Copy all the material that follows, keeping every character the same.

── Provided material ──

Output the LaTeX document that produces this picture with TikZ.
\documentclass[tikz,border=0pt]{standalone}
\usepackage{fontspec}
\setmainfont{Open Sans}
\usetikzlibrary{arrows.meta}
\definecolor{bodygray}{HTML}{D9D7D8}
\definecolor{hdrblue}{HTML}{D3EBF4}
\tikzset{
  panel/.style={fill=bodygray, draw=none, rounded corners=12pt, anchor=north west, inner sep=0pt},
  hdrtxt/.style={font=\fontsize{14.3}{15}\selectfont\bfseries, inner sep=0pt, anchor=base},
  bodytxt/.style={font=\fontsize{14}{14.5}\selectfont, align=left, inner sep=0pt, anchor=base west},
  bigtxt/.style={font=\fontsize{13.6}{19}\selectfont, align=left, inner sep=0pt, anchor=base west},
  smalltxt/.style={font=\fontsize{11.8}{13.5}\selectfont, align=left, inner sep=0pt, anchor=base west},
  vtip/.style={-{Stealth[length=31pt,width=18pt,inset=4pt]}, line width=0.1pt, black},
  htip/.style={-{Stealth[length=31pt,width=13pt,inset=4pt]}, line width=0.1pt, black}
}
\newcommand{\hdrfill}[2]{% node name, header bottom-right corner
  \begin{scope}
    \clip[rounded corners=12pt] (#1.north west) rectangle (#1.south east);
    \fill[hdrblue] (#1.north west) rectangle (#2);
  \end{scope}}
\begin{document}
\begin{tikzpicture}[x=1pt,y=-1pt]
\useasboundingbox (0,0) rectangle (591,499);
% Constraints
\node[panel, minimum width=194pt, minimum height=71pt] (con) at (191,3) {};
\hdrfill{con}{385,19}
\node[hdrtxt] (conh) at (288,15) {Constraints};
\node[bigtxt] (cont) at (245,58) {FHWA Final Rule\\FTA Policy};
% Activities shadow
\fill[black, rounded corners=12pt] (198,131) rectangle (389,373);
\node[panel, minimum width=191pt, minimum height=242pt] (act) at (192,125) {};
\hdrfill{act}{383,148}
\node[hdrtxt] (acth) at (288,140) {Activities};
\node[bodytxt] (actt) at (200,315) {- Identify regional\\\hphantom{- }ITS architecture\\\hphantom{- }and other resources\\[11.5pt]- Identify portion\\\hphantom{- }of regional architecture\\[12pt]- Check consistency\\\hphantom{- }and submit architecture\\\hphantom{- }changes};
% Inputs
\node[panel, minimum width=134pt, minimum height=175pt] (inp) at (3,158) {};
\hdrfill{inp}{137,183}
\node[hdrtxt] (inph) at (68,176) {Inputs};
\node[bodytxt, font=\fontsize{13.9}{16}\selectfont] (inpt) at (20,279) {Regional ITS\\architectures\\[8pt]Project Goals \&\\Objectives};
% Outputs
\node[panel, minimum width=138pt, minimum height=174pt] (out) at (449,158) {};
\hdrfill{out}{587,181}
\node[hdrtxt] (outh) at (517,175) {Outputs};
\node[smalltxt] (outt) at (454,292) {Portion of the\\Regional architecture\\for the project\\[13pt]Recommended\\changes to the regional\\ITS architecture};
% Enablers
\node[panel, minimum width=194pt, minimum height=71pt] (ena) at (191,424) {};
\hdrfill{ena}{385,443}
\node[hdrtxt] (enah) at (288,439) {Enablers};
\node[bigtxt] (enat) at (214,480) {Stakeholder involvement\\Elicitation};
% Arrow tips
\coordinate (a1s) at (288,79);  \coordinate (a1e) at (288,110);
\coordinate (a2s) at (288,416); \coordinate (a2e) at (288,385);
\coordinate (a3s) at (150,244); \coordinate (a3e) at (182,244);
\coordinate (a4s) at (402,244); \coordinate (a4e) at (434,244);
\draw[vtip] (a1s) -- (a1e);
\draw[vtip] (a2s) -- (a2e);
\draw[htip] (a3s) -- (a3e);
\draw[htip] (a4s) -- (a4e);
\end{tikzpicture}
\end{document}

───

Result =>
Output the LaTeX document that produces this picture with TikZ.
\documentclass[tikz,border=0pt]{standalone}
\usepackage{fontspec}
\setmainfont{Open Sans}
\usetikzlibrary{arrows.meta}
\definecolor{bodygray}{HTML}{D9D7D8}
\definecolor{hdrblue}{HTML}{D3EBF4}
\tikzset{
  panel/.style={fill=bodygray, draw=none, rounded corners=12pt, anchor=north west, inner sep=0pt},
  hdrtxt/.style={font=\fontsize{14.3}{15}\selectfont\bfseries, inner sep=0pt, anchor=base},
  bodytxt/.style={font=\fontsize{14}{14.5}\selectfont, align=left, inner sep=0pt, anchor=base west},
  bigtxt/.style={font=\fontsize{13.6}{19}\selectfont, align=left, inner sep=0pt, anchor=base west},
  smalltxt/.style={font=\fontsize{11.8}{13.5}\selectfont, align=left, inner sep=0pt, anchor=base west},
  vtip/.style={-{Stealth[length=31pt,width=18pt,inset=4pt]}, line width=0.1pt, black},
  htip/.style={-{Stealth[length=31pt,width=13pt,inset=4pt]}, line width=0.1pt, black}
}
\newcommand{\hdrfill}[2]{% node name, header bottom-right corner
  \begin{scope}
    \clip[rounded corners=12pt] (#1.north west) rectangle (#1.south east);
    \fill[hdrblue] (#1.north west) rectangle (#2);
  \end{scope}}
\begin{document}
\begin{tikzpicture}[x=1pt,y=-1pt]
\useasboundingbox (0,0) rectangle (591,499);
% Constraints
\node[panel, minimum width=194pt, minimum height=71pt] (con) at (191,3) {};
\hdrfill{con}{385,19}
\node[hdrtxt] (conh) at (288,15) {Constraints};
\node[bigtxt] (cont) at (245,58) {FHWA Final Rule\\FTA Policy};
% Activities shadow
\fill[black, rounded corners=12pt] (198,131) rectangle (389,373);
\node[panel, minimum width=191pt, minimum height=242pt] (act) at (192,125) {};
\hdrfill{act}{383,148}
\node[hdrtxt] (acth) at (288,140) {Activities};
\node[bodytxt] (actt) at (200,315) {- Identify regional\\\hphantom{- }ITS architecture\\\hphantom{- }and other resources\\[11.5pt]- Identify portion\\\hphantom{- }of regional architecture\\[12pt]- Check consistency\\\hphantom{- }and submit architecture\\\hphantom{- }changes};
% Inputs
\node[panel, minimum width=134pt, minimum height=175pt] (inp) at (3,158) {};
\hdrfill{inp}{137,183}
\node[hdrtxt] (inph) at (68,176) {Inputs};
\node[bodytxt, font=\fontsize{13.9}{16}\selectfont] (inpt) at (20,279) {Regional ITS\\architectures\\[8pt]Project Goals \&\\Objectives};
% Outputs
\node[panel, minimum width=138pt, minimum height=174pt] (out) at (449,158) {};
\hdrfill{out}{587,181}
\node[hdrtxt] (outh) at (517,175) {Outputs};
\node[smalltxt] (outt) at (454,292) {Portion of the\\Regional architecture\\for the project\\[13pt]Recommended\\changes to the regional\\ITS architecture};
% Enablers
\node[panel, minimum width=194pt, minimum height=71pt] (ena) at (191,424) {};
\hdrfill{ena}{385,443}
\node[hdrtxt] (enah) at (288,439) {Enablers};
\node[bigtxt] (enat) at (214,480) {Stakeholder involvement\\Elicitation};
% Arrow tips
\coordinate (a1s) at (288,79);  \coordinate (a1e) at (288,110);
\coordinate (a2s) at (288,416); \coordinate (a2e) at (288,385);
\coordinate (a3s) at (150,244); \coordinate (a3e) at (182,244);
\coordinate (a4s) at (402,244); \coordinate (a4e) at (434,244);
\draw[vtip] (a1s) -- (a1e);
\draw[vtip] (a2s) -- (a2e);
\draw[htip] (a3s) -- (a3e);
\draw[htip] (a4s) -- (a4e);
\end{tikzpicture}
\end{document}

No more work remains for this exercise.